The RIP (Respiratory Inductance Plethysmography) bands have a resolution of 8 mL and there is a latency of 8 ms for inspiration/expiration event detection; the Breathing Rate and Minute Ventilation are calculated using the last 7 respiratory cycles. If you wish to see more details on the datatypes or data channels we collect, take a look at our API documentation page for some in-depth information. 

Activity Sensors

Activity is monitored via a 3-axis accelerometer included in the recording device, and the device is placed in a convenient pocket on the right side of the waist. The activity represents the vectorial sum of the 3 signals derived from the accelerometer. It is a measure of changes of direction of the device and, incidentally, change of direction of the hip of the user.

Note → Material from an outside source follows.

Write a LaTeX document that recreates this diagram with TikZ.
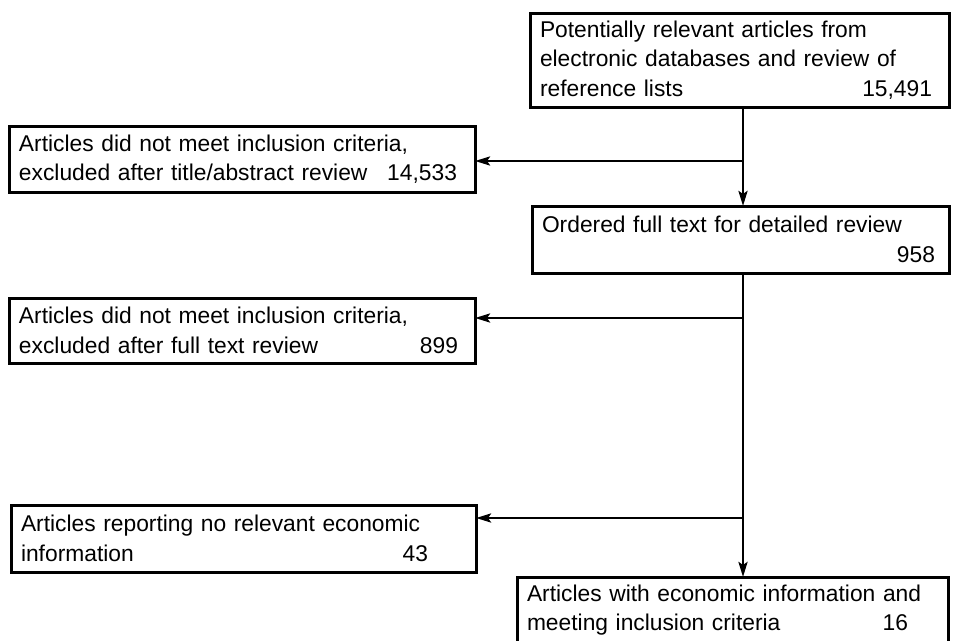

The movement sensor also measures acceleration, cadence, step count, as well as energy expenditure. The acceleration of the device is in three-dimensional space. It also registers gravity, giving it a constant vectorial offset towards the center of the earth. The unit of acceleration is g, i.e., 9.8 m/s2. An acceleration of 1 g represents exactly the downwards acceleration that you would experience if you were jumping from a plane. The cadence represents the number of steps performed in a minute during a walk or a run; it is therefore reported in steps per minute. From the cadence, certain activities are automatically calculated. If the cadence is between 40 and 140 steps per minute, the user is most likely walking. If the cadence is between 140 and 240, the user is most likely running. The step count metric gives the total number of steps for any given activity. The number of steps is calculated for both feet (so the sequence left-right-left gives three steps). Finally, the energy expenditure takes into consideration the heart rate, gender, and age of the individual.

Sleep

Our team has also developed and validated decision tree algorithms for sleep state classification based on all physiological data collected by the Hexoskin sensors. The Hexoskin Smart Garment is comfortable and easy to set up and use, and patients can sleep in their natural environment. Also, Hexoskin allows for the recording of multiple nights’ sleep, and monitors movement, cardiac and respiratory function simultaneously. The Hexoskin sleep algorithm calculates various sleep metrics, such as total sleep time, sleep efficiency, sleep latency, sleep percent, as well as HRV. Hexoskin has been used in a number of sleep monitoring studies and can eventually be used as a screening test for sleep disorders (Gutta et al., 2015; Harrison et al., 2015; Pion-Massicotte, 2014; Rahman et al., 2015).